Kanye West elicits such strong feelings from people - they either love him or hate him. (Or they think he’s ok.)

Yeah, he’s cocky. But only the most biased Kanye haters would deny that his Lolla show was off the hook. It was everything Kanye’s performance at Bonnaroo was not: There was enthusiasm, spontaneity, graciousness, even a live band and backup singers. The band made a noticeable difference, turning “Hey Mama,” Kanye’s ode to his mother, into an even more forlorn, delicate ballad, and the electric guitars made the dark, moody “Can’t Tell Me Nuthin” frighteningly intense.

There was an odd 4-minute soliloquy in which Kanye boasted about trying to be the greatest musician of all-time, claiming, “I ain’t saying I’m there yet, but I’m going to the studio tonight – that might change by the morning.” A great “Kanye being Kanye” moment.

“Put On” was one of the most mind-blowing moments of the festival, Kanye saluting his hometown of Chicago with fury and sincerity. That was followed by “Touch the Sky,” which segued directly into “The Good Life,” both of which featured lots of throwing hands into the sky. “Stronger” capped the show and closed out the festival in memorable fashion.

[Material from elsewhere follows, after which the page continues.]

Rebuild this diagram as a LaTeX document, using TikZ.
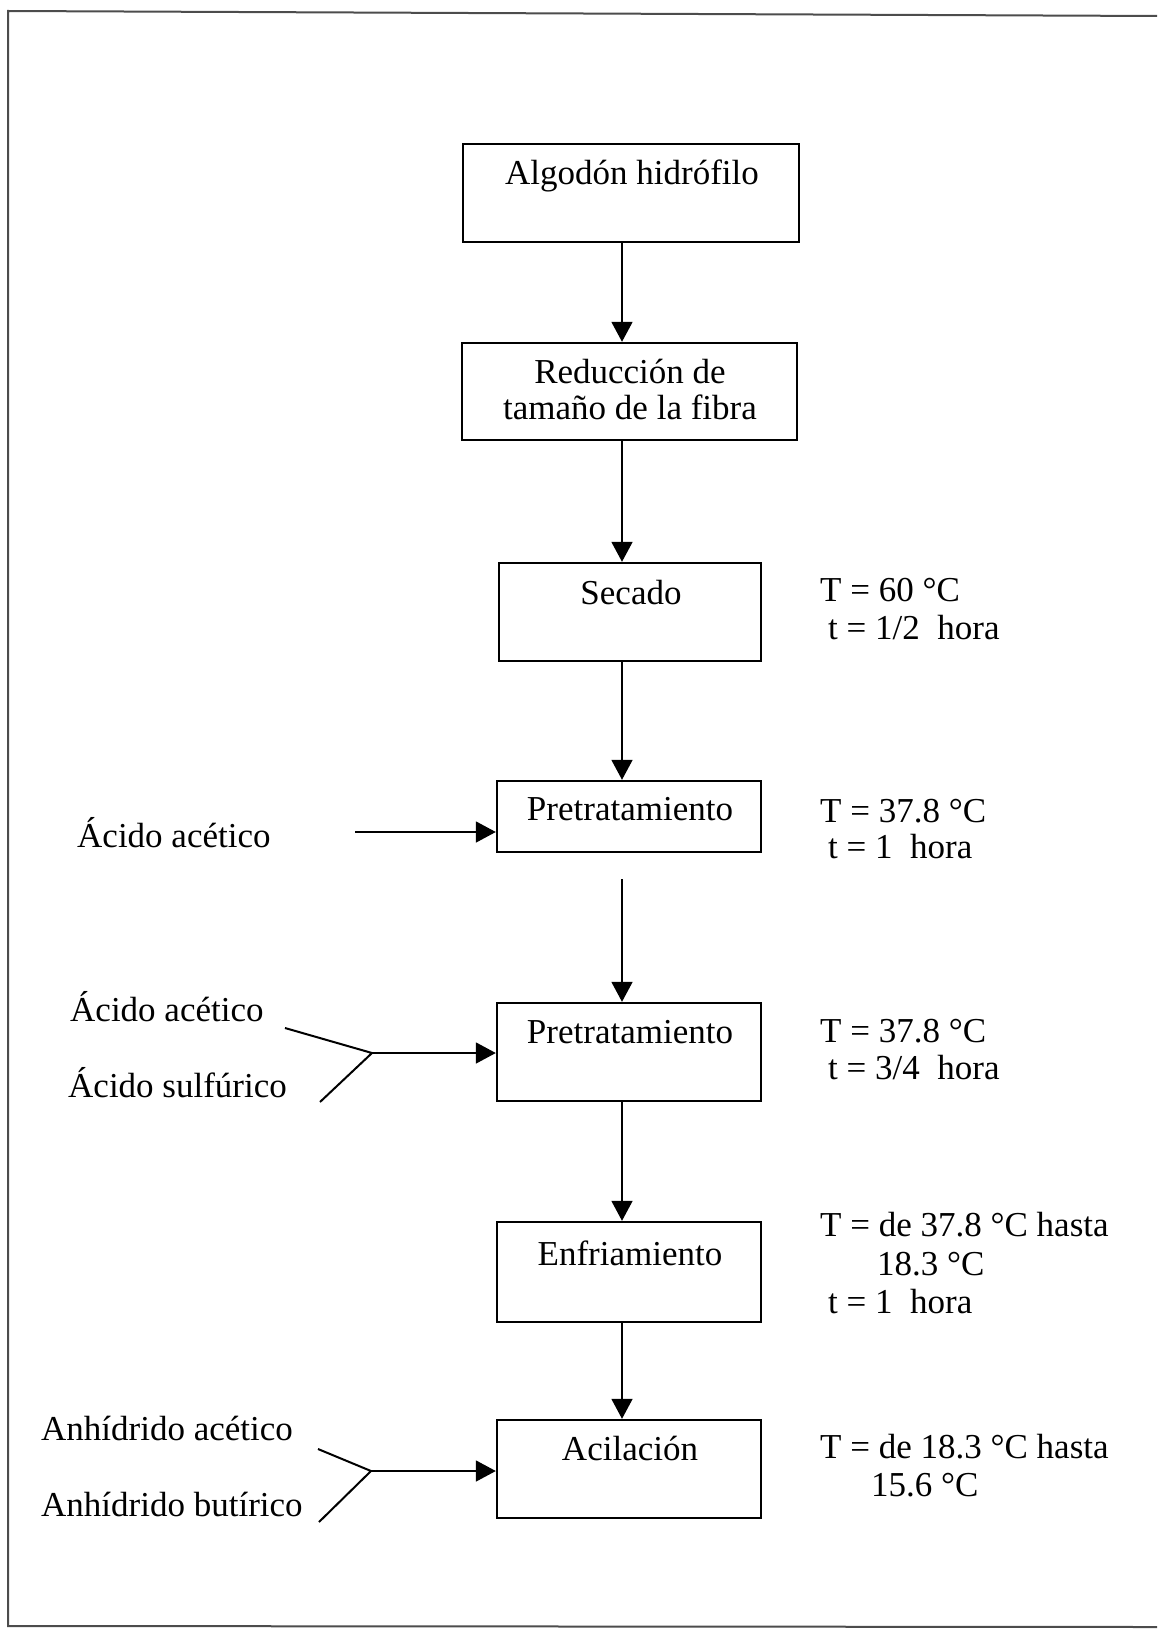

Video clip: Kanye West boasts

Sunday’s top 5:
1. Kanye West
2. Chromeo
3. Flogging Molly
4. Nicole Atkins & the Sea
5. (tie) Iron & Wine
(tie) Mark Ronson


Kiernan said...

How sweet was Chromeo's on-stage banter? This was a fun read -- I'm glad you guys seemed to like Okkervil River as much as I did.

Deena said...

Yeah, Chromeo and Okkervil River were real standout performances for both of us. I had never even heard of Okkervil River until Lolla--just goest to show that you can watch an amazing set even when you've never heard a single song by a band!